This is a little out of date, as I don't have internet access where I am living at the moment, and so am writing on my computer at home, then bringing it in to work to put on my blog. All a bit confusing!
I had such a lovely weekend of riding – this is what owning a horse is all about. On Saturday I went for a hack with my friend and her ex-racehorse. It’s such a shame – she has come to the end of her tether with the standard of care at the yard and is moving her horse at the end of this week. Just as I have come back! I totally sympathise with her though; you have to do what is right for you in terms of livery yards. It was a beautiful day yesterday: the sun was shining and it wasn’t too cold. It was a little windy while we were out, but Echo isn’t really affected by the wind thank goodness!
She felt really pleased to be out again – we haven’t hacked for about a month now, so she was alert and interested. My friend and I had a lot of catching up and gossiping to do, so we spent a good half an hour just in walk, but when we trotted Echo felt balanced and forward-going, which was fantastic. At one point we decided to have a canter and Mojo cantered off from walk. I should have thought about this, as Echo has had some time off and has lost some strength, so is finding her canter transitions a little tricky again. She seems to get worried when the horse in front canters off and she gets stuck in the transition. To combat this, she stands still, puts her head between her legs and bounces repeatedly on the spot!

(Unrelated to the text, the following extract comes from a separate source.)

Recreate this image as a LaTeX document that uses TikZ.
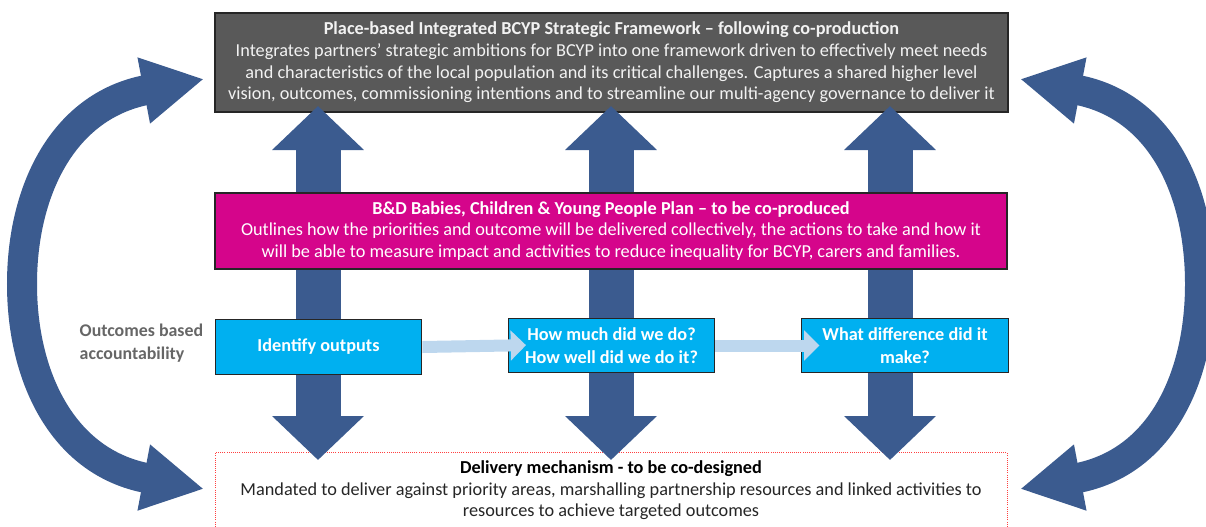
\documentclass[tikz,border=0pt]{standalone}
\usepackage{fontspec}
\setmainfont{Carlito}
\usetikzlibrary{arrows.meta}
\definecolor{darkarrow}{HTML}{3B5B8F}
\definecolor{boxgray}{HTML}{595959}
\definecolor{plumpink}{HTML}{D5058B}
\definecolor{skyblue}{HTML}{00B0F0}
\definecolor{paleblue}{HTML}{BDD7EE}
\definecolor{labelgray}{HTML}{666666}
\definecolor{bodytext}{HTML}{262626}
\begin{document}
\begin{tikzpicture}[x=0.75pt,y=-0.75pt,
  basefont/.style={font=\fontsize{13.7}{16.2}\selectfont},
  topbox/.style={basefont, fill=boxgray, draw=black!85, line width=0.8pt, text=white!95!black,
    minimum width=594.75pt, minimum height=74.25pt, inner sep=0pt, align=center},
  pinkbox/.style={basefont, fill=plumpink, draw=black!85, line width=0.8pt, text=white,
    minimum width=594pt, minimum height=57pt, inner sep=0pt, align=center},
  bluebox/.style={fill=skyblue, draw=black!85, line width=0.8pt, text=white,
    minimum width=155pt, minimum height=41pt, inner sep=0pt, align=center, font=\fontsize{13.7}{17.5}\selectfont\bfseries},
  delbox/.style={basefont, fill=white, draw=red!75, densely dotted, line width=0.6pt, text=bodytext,
    minimum width=594pt, minimum height=56.5pt, inner sep=0pt, align=center},
  vbig/.style={draw=darkarrow, line width=33.75pt,
    {Triangle[width=67pt,length=33pt]}-{Triangle[width=67pt,length=33pt]}},
  carrow/.style={draw=darkarrow, line width=22.5pt,
    {Triangle[width=47pt,length=46pt]}-{Triangle[width=47pt,length=46pt]}},
  larrow/.style={draw=paleblue, line width=9pt,
    -{Triangle[width=22pt,length=11.5pt]}, shorten >=-13.8pt},
]
\useasboundingbox (0,0) rectangle (1206,526);

% boxes at back
\node[topbox] (top) at (611.5,62.5) {\textbf{Place-based Integrated BCYP Strategic Framework – following co-production}\\Integrates partners’ strategic ambitions for BCYP into one framework driven to effectively meet needs\\and characteristics of the local population and its critical challenges. Captures a shared higher level\\vision, outcomes, commissioning intentions and to streamline our multi-agency governance to deliver it};
\node[delbox] (del) at (611,490.5) {{\color{black}\textbf{Delivery mechanism - to be co-designed}}\\Mandated to deliver against priority areas, marshalling partnership resources and linked activities to\\resources to achieve targeted outcomes};

% curved arrows
\coordinate (lt) at (204,79);
\coordinate (lb) at (204,489);
\coordinate (rt) at (1020,79);
\coordinate (rb) at (1020,489);
\draw[carrow] (lb) .. controls (62,462) and (22,376) .. (22,284) .. controls (22,192) and (62,106) .. (lt);
\draw[carrow] (rb) .. controls (1162,462) and (1200,376) .. (1200,284) .. controls (1200,192) and (1162,106) .. (rt);

% vertical double arrows
\coordinate (u1) at (318,106);  \coordinate (d1) at (318,460);
\coordinate (u2) at (611,106);  \coordinate (d2) at (611,460);
\coordinate (u3) at (890,106);  \coordinate (d3) at (890,460);
\draw[vbig] (d1) -- (u1);
\draw[vbig] (d2) -- (u2);
\draw[vbig] (d3) -- (u3);

% pink plan box
\node[pinkbox] (plan) at (611,231) {\textbf{B\&D Babies, Children \& Young People Plan – to be co-produced}\\Outlines how the priorities and outcome will be delivered collectively, the actions to take and how it\\will be able to measure impact and activities to reduce inequality for BCYP, carers and families.};

% blue boxes
\node[bluebox] (b1) at (318.5,347) {Identify outputs};
\node[bluebox] (b2) at (611.5,345.5) {How much did we do?\\How well did we do it?};
\node[bluebox] (b3) at (905,345.5) {What difference did it\\make?};

\draw[larrow] (b1.east) -- (b2.west);
\draw[larrow] (b2.east) -- (b3.west);

% side label
\node[anchor=west, align=left, text=labelgray, font=\fontsize{13.4}{17}\selectfont\bfseries] (oba) at (75,343) {Outcomes based\\accountability};
\end{tikzpicture}
\end{document}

In the past when this has happened, it worried me and I thought there was something wrong. However, I am starting to see a pattern and have realised that it tends to happen when we don’t trot for a period before going into canter. She gets stuck in a walk/canter transition and so just bucks! It’s as if she can’t get her legs in the right order and she gets in a tangle! My friend stopped and we decided to just trot up the hill. However, once Echo was trotting forward (and as we always get left behind because Mojo’s huge) I decided to ask for the canter transition – she was fine, so I called to my friend and we cantered the rest of the way up the hill!
On Sunday, I rode her in the school and she went really well. It was warm and sunny, which always makes me feel more positive, and it was a joy to be riding my beautiful horse. We worked a lot on the left rein, as she felt a little stiff to begin with. After some walk and trot, I asked her for a canter transition and she struck off on the wrong leg. This hasn’t happened for a while, and I knew exactly what the problem was: I didn’t have enough contact in my right rein, and was relying too much on the inside rein for the bend. Not good! We probably did about 8 incorrect transitions, with me really working on getting her into my right hand in between. In fact, although we kept getting the wrong canter lead, the trot in-between started to feel amazing. Finally, I got her properly working from my inside leg to outside rein, and we got the correct lead. I was exhausted! We did a little work on the right rein, but she was tired and so was I, so I called it a day.
It was such a nice day that I decided to graze her by the school for a while and watch some lessons going on. It was nice for her to get some sun on her back, and some grass, as there is none in her field. She gets a huge mound of hay each night, but she always loves to get some good old-fashioned grass! She seems so relaxed at the yard – I definitely made the right decision moving her back. I am able to go down there and ride, spend some time with her, then go home and get on with other things; it’s making a big difference to my state of mind. She is also loving being back in work again – I think she got bored when I wasn’t riding her – she just generally seems very content with life at the moment.